— start —

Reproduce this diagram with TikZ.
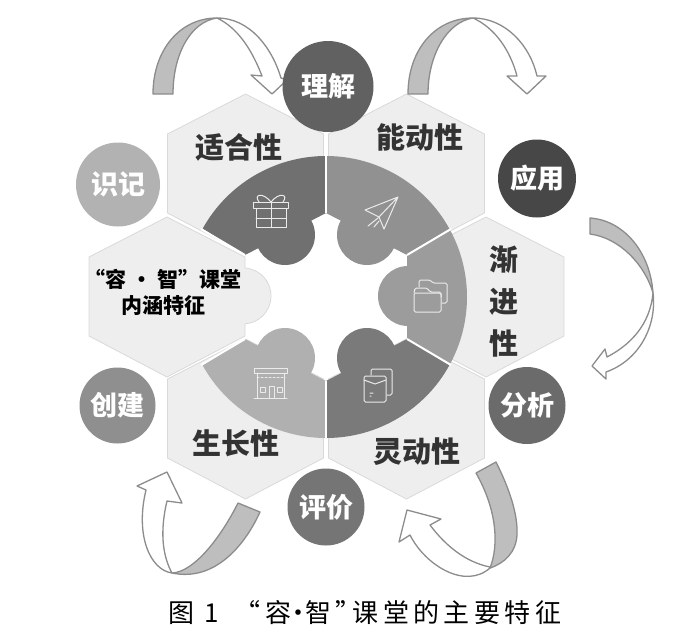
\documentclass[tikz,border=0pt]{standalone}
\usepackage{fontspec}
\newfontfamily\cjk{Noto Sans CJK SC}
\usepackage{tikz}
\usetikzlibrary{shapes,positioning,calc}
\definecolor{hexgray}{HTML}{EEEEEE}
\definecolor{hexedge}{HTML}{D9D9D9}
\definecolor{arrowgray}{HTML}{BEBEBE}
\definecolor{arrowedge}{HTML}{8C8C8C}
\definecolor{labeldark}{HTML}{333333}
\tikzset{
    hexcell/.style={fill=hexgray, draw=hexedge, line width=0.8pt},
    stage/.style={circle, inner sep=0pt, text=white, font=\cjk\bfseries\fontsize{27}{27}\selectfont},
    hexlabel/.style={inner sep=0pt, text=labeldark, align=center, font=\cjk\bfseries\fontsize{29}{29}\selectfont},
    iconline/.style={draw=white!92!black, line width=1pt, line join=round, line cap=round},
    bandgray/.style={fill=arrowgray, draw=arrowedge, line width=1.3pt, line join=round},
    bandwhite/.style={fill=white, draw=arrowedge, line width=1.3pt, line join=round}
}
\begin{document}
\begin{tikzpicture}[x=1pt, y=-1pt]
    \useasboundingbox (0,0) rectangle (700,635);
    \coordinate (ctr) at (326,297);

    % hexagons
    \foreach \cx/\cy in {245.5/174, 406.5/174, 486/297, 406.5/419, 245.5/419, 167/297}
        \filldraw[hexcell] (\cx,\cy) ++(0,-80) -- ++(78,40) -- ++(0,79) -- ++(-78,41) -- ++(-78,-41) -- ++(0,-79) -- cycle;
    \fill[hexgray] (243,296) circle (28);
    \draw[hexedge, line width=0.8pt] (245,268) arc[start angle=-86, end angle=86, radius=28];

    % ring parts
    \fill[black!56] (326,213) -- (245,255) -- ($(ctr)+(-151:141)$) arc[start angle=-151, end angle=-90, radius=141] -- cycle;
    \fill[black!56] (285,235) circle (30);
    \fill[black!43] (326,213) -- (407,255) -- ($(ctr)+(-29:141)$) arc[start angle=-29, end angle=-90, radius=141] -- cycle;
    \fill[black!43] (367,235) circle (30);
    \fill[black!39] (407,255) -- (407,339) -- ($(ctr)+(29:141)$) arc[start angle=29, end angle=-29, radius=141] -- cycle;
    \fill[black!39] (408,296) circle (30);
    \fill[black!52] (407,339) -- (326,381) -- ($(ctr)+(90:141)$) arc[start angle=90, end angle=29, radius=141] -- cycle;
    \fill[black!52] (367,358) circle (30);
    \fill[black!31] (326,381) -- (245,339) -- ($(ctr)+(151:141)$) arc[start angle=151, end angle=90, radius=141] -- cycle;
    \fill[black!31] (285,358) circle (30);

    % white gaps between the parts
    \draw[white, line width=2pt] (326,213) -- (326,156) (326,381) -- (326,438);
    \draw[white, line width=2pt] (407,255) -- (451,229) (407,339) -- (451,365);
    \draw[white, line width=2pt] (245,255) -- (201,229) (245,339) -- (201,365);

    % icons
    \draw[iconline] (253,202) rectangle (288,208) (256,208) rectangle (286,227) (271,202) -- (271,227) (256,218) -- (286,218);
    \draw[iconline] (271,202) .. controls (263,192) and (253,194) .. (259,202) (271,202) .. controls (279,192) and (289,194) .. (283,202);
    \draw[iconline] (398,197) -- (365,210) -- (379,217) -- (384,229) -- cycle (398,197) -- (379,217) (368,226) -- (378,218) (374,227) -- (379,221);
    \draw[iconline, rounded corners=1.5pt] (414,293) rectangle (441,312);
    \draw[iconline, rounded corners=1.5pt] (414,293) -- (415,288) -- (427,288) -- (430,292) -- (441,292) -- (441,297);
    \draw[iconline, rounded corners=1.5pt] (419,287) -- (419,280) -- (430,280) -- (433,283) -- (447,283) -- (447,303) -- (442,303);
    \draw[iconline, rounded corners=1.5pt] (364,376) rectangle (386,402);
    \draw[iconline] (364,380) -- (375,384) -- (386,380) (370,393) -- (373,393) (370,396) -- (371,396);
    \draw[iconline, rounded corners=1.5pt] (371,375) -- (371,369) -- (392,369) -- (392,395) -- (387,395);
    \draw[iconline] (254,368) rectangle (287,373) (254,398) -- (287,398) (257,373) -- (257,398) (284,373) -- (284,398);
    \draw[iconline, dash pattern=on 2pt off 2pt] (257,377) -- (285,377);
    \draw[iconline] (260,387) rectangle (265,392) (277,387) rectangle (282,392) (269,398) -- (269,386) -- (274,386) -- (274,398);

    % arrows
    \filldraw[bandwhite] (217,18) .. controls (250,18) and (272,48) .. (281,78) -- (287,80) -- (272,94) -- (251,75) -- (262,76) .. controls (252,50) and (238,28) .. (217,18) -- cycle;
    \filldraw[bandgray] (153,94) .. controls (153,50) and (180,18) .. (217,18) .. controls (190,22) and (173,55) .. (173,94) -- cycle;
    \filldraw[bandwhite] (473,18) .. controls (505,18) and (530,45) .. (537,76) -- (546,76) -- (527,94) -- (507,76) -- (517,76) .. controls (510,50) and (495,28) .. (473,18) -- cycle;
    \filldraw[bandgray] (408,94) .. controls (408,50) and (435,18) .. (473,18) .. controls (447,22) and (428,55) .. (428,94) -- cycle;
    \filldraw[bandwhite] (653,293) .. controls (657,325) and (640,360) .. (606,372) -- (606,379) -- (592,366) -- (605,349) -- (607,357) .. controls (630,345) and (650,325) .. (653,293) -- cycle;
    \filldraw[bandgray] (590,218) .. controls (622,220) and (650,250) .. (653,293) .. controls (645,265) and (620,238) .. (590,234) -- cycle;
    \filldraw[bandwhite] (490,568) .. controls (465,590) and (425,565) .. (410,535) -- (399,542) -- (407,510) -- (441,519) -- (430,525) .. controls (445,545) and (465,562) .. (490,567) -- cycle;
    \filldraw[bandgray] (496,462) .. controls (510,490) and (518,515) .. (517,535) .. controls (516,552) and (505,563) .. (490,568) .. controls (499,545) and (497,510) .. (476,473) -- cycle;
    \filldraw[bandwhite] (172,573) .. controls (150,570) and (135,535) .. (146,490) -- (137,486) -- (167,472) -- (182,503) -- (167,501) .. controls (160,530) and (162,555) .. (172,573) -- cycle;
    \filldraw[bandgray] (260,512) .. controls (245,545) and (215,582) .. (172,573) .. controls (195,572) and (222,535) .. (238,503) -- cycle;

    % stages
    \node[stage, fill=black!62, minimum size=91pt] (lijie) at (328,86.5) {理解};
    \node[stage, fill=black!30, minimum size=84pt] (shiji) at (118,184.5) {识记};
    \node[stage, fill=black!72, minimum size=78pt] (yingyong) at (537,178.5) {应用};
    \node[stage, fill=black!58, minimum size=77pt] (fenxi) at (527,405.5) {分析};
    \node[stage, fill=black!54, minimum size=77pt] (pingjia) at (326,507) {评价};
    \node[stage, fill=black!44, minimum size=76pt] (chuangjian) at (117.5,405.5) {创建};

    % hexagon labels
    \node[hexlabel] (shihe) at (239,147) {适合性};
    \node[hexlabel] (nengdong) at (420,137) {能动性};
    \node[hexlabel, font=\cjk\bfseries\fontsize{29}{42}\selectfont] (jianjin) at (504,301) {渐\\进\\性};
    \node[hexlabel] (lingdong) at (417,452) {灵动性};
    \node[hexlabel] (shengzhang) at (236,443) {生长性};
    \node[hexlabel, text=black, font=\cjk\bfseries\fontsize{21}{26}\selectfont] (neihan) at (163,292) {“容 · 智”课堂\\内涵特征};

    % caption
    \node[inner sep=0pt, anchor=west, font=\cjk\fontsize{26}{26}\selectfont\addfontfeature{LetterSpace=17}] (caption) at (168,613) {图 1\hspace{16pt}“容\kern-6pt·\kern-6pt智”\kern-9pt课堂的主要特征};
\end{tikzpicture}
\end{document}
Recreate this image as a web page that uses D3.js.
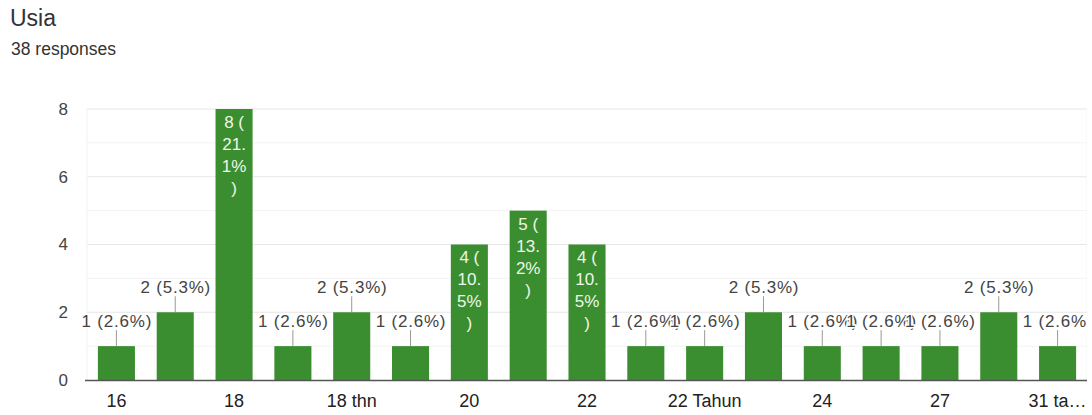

— end —

PROBLEM TO SOLVE:
Where a line in the material contains "this", copy that line.

RESPONSE TO THE TASK:
Reproduce this diagram with TikZ.
Recreate this image as a web page that uses D3.js.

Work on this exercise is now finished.